═══ COLLECTED MATERIAL ═══
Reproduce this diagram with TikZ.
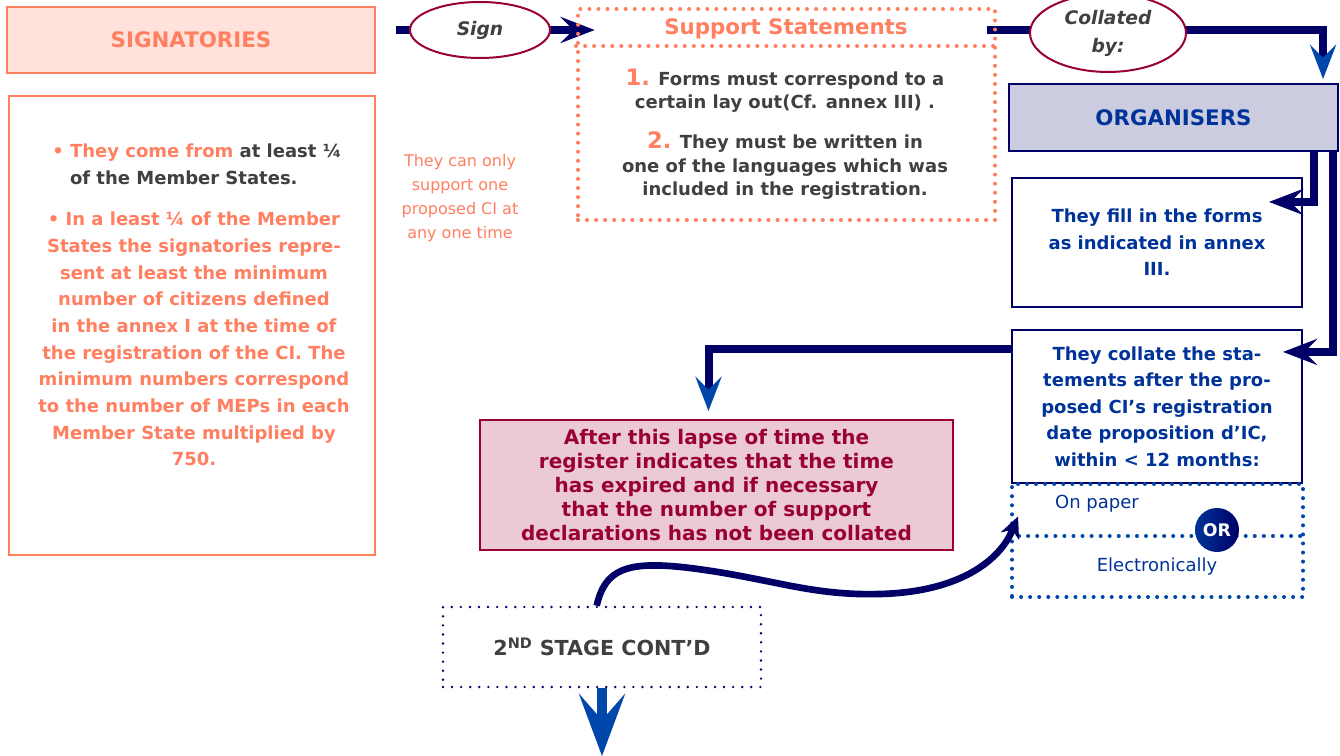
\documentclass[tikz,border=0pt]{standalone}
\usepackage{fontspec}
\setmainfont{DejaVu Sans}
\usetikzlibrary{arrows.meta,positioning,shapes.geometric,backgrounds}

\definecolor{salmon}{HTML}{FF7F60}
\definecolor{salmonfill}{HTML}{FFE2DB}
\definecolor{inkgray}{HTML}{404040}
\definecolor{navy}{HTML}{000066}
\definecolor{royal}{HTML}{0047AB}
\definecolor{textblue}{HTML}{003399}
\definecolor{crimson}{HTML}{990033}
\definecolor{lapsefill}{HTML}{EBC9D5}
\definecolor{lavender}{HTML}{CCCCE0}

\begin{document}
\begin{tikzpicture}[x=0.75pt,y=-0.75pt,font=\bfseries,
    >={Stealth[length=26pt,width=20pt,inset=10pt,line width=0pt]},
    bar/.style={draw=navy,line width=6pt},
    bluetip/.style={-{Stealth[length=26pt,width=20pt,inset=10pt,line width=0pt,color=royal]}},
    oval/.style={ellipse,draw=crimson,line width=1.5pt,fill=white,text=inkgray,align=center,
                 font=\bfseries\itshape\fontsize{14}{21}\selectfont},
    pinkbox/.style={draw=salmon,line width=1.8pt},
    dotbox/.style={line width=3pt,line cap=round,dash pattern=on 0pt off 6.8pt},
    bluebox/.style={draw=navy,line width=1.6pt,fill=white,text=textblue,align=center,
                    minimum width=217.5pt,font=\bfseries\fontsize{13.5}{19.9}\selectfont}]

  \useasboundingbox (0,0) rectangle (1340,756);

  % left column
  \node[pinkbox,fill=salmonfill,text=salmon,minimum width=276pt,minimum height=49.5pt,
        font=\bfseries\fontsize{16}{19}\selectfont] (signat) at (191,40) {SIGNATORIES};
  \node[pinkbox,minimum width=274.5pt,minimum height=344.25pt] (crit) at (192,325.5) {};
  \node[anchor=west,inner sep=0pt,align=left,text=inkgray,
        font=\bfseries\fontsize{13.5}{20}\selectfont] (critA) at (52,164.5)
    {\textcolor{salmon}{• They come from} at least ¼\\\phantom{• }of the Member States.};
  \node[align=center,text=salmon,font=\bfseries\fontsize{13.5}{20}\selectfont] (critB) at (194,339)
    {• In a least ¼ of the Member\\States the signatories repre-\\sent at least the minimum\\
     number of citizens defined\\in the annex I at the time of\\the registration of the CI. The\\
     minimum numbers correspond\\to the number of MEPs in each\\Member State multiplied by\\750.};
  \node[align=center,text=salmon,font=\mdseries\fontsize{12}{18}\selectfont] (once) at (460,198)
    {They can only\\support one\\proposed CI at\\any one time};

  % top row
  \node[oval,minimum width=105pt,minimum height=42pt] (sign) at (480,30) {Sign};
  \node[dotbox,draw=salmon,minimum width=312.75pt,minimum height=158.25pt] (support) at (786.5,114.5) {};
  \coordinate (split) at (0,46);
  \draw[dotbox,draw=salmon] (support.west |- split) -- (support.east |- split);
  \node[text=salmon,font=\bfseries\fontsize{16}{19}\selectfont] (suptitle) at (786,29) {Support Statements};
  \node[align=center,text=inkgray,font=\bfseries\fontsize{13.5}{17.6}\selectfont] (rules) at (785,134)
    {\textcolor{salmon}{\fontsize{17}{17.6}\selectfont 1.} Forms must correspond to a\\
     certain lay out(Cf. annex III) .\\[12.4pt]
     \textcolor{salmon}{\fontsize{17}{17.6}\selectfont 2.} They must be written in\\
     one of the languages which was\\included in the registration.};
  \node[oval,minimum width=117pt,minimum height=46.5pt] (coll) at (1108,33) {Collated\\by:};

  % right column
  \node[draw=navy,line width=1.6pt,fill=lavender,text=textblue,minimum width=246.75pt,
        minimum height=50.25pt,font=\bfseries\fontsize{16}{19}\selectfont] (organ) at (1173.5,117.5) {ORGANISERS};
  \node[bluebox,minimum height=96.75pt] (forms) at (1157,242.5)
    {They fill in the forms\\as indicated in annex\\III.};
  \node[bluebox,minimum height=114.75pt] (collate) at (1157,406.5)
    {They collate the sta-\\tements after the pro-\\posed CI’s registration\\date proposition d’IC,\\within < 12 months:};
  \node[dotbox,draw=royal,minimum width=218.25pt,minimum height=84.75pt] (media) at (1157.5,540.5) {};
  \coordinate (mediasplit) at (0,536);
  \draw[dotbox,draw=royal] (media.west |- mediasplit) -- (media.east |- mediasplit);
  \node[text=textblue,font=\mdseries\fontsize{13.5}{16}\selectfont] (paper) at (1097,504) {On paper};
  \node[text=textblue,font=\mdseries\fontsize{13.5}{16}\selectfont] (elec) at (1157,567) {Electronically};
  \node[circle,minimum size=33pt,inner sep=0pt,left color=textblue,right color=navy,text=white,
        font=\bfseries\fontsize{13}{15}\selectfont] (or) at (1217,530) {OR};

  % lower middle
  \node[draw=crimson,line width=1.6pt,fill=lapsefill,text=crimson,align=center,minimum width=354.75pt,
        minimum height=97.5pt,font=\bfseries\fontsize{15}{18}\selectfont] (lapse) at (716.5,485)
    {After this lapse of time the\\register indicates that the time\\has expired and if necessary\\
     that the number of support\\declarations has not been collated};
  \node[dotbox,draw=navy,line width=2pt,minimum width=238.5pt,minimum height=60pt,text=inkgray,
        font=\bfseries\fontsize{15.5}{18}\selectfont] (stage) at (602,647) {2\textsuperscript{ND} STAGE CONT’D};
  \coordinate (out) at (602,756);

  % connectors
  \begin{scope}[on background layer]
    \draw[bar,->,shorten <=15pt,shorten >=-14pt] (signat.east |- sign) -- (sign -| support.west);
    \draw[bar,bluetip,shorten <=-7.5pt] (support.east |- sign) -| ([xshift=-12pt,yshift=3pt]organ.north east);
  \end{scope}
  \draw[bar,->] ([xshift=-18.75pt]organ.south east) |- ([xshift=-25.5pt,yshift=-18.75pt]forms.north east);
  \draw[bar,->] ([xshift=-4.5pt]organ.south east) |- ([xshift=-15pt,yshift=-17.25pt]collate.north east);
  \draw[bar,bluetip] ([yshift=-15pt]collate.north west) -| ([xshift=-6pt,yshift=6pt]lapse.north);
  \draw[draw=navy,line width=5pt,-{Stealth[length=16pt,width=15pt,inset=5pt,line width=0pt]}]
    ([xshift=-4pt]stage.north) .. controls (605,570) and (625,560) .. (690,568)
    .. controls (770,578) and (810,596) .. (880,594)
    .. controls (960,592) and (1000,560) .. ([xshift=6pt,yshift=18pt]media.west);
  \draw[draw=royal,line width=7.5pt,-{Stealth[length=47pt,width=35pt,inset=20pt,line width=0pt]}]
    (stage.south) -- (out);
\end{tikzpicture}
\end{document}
═══
WHAT IS EXPECTED>
Return each line exactly as written. Any picture gets left out.

TASK RESULT>
Reproduce this diagram with TikZ.
\documentclass[tikz,border=0pt]{standalone}
\usepackage{fontspec}
\setmainfont{DejaVu Sans}
\usetikzlibrary{arrows.meta,positioning,shapes.geometric,backgrounds}

\definecolor{salmon}{HTML}{FF7F60}
\definecolor{salmonfill}{HTML}{FFE2DB}
\definecolor{inkgray}{HTML}{404040}
\definecolor{navy}{HTML}{000066}
\definecolor{royal}{HTML}{0047AB}
\definecolor{textblue}{HTML}{003399}
\definecolor{crimson}{HTML}{990033}
\definecolor{lapsefill}{HTML}{EBC9D5}
\definecolor{lavender}{HTML}{CCCCE0}

\begin{document}
\begin{tikzpicture}[x=0.75pt,y=-0.75pt,font=\bfseries,
    >={Stealth[length=26pt,width=20pt,inset=10pt,line width=0pt]},
    bar/.style={draw=navy,line width=6pt},
    bluetip/.style={-{Stealth[length=26pt,width=20pt,inset=10pt,line width=0pt,color=royal]}},
    oval/.style={ellipse,draw=crimson,line width=1.5pt,fill=white,text=inkgray,align=center,
                 font=\bfseries\itshape\fontsize{14}{21}\selectfont},
    pinkbox/.style={draw=salmon,line width=1.8pt},
    dotbox/.style={line width=3pt,line cap=round,dash pattern=on 0pt off 6.8pt},
    bluebox/.style={draw=navy,line width=1.6pt,fill=white,text=textblue,align=center,
                    minimum width=217.5pt,font=\bfseries\fontsize{13.5}{19.9}\selectfont}]

  \useasboundingbox (0,0) rectangle (1340,756);

  % left column
  \node[pinkbox,fill=salmonfill,text=salmon,minimum width=276pt,minimum height=49.5pt,
        font=\bfseries\fontsize{16}{19}\selectfont] (signat) at (191,40) {SIGNATORIES};
  \node[pinkbox,minimum width=274.5pt,minimum height=344.25pt] (crit) at (192,325.5) {};
  \node[anchor=west,inner sep=0pt,align=left,text=inkgray,
        font=\bfseries\fontsize{13.5}{20}\selectfont] (critA) at (52,164.5)
    {\textcolor{salmon}{• They come from} at least ¼\\\phantom{• }of the Member States.};
  \node[align=center,text=salmon,font=\bfseries\fontsize{13.5}{20}\selectfont] (critB) at (194,339)
    {• In a least ¼ of the Member\\States the signatories repre-\\sent at least the minimum\\
     number of citizens defined\\in the annex I at the time of\\the registration of the CI. The\\
     minimum numbers correspond\\to the number of MEPs in each\\Member State multiplied by\\750.};
  \node[align=center,text=salmon,font=\mdseries\fontsize{12}{18}\selectfont] (once) at (460,198)
    {They can only\\support one\\proposed CI at\\any one time};

  % top row
  \node[oval,minimum width=105pt,minimum height=42pt] (sign) at (480,30) {Sign};
  \node[dotbox,draw=salmon,minimum width=312.75pt,minimum height=158.25pt] (support) at (786.5,114.5) {};
  \coordinate (split) at (0,46);
  \draw[dotbox,draw=salmon] (support.west |- split) -- (support.east |- split);
  \node[text=salmon,font=\bfseries\fontsize{16}{19}\selectfont] (suptitle) at (786,29) {Support Statements};
  \node[align=center,text=inkgray,font=\bfseries\fontsize{13.5}{17.6}\selectfont] (rules) at (785,134)
    {\textcolor{salmon}{\fontsize{17}{17.6}\selectfont 1.} Forms must correspond to a\\
     certain lay out(Cf. annex III) .\\[12.4pt]
     \textcolor{salmon}{\fontsize{17}{17.6}\selectfont 2.} They must be written in\\
     one of the languages which was\\included in the registration.};
  \node[oval,minimum width=117pt,minimum height=46.5pt] (coll) at (1108,33) {Collated\\by:};

  % right column
  \node[draw=navy,line width=1.6pt,fill=lavender,text=textblue,minimum width=246.75pt,
        minimum height=50.25pt,font=\bfseries\fontsize{16}{19}\selectfont] (organ) at (1173.5,117.5) {ORGANISERS};
  \node[bluebox,minimum height=96.75pt] (forms) at (1157,242.5)
    {They fill in the forms\\as indicated in annex\\III.};
  \node[bluebox,minimum height=114.75pt] (collate) at (1157,406.5)
    {They collate the sta-\\tements after the pro-\\posed CI’s registration\\date proposition d’IC,\\within < 12 months:};
  \node[dotbox,draw=royal,minimum width=218.25pt,minimum height=84.75pt] (media) at (1157.5,540.5) {};
  \coordinate (mediasplit) at (0,536);
  \draw[dotbox,draw=royal] (media.west |- mediasplit) -- (media.east |- mediasplit);
  \node[text=textblue,font=\mdseries\fontsize{13.5}{16}\selectfont] (paper) at (1097,504) {On paper};
  \node[text=textblue,font=\mdseries\fontsize{13.5}{16}\selectfont] (elec) at (1157,567) {Electronically};
  \node[circle,minimum size=33pt,inner sep=0pt,left color=textblue,right color=navy,text=white,
        font=\bfseries\fontsize{13}{15}\selectfont] (or) at (1217,530) {OR};

  % lower middle
  \node[draw=crimson,line width=1.6pt,fill=lapsefill,text=crimson,align=center,minimum width=354.75pt,
        minimum height=97.5pt,font=\bfseries\fontsize{15}{18}\selectfont] (lapse) at (716.5,485)
    {After this lapse of time the\\register indicates that the time\\has expired and if necessary\\
     that the number of support\\declarations has not been collated};
  \node[dotbox,draw=navy,line width=2pt,minimum width=238.5pt,minimum height=60pt,text=inkgray,
        font=\bfseries\fontsize{15.5}{18}\selectfont] (stage) at (602,647) {2\textsuperscript{ND} STAGE CONT’D};
  \coordinate (out) at (602,756);

  % connectors
  \begin{scope}[on background layer]
    \draw[bar,->,shorten <=15pt,shorten >=-14pt] (signat.east |- sign) -- (sign -| support.west);
    \draw[bar,bluetip,shorten <=-7.5pt] (support.east |- sign) -| ([xshift=-12pt,yshift=3pt]organ.north east);
  \end{scope}
  \draw[bar,->] ([xshift=-18.75pt]organ.south east) |- ([xshift=-25.5pt,yshift=-18.75pt]forms.north east);
  \draw[bar,->] ([xshift=-4.5pt]organ.south east) |- ([xshift=-15pt,yshift=-17.25pt]collate.north east);
  \draw[bar,bluetip] ([yshift=-15pt]collate.north west) -| ([xshift=-6pt,yshift=6pt]lapse.north);
  \draw[draw=navy,line width=5pt,-{Stealth[length=16pt,width=15pt,inset=5pt,line width=0pt]}]
    ([xshift=-4pt]stage.north) .. controls (605,570) and (625,560) .. (690,568)
    .. controls (770,578) and (810,596) .. (880,594)
    .. controls (960,592) and (1000,560) .. ([xshift=6pt,yshift=18pt]media.west);
  \draw[draw=royal,line width=7.5pt,-{Stealth[length=47pt,width=35pt,inset=20pt,line width=0pt]}]
    (stage.south) -- (out);
\end{tikzpicture}
\end{document}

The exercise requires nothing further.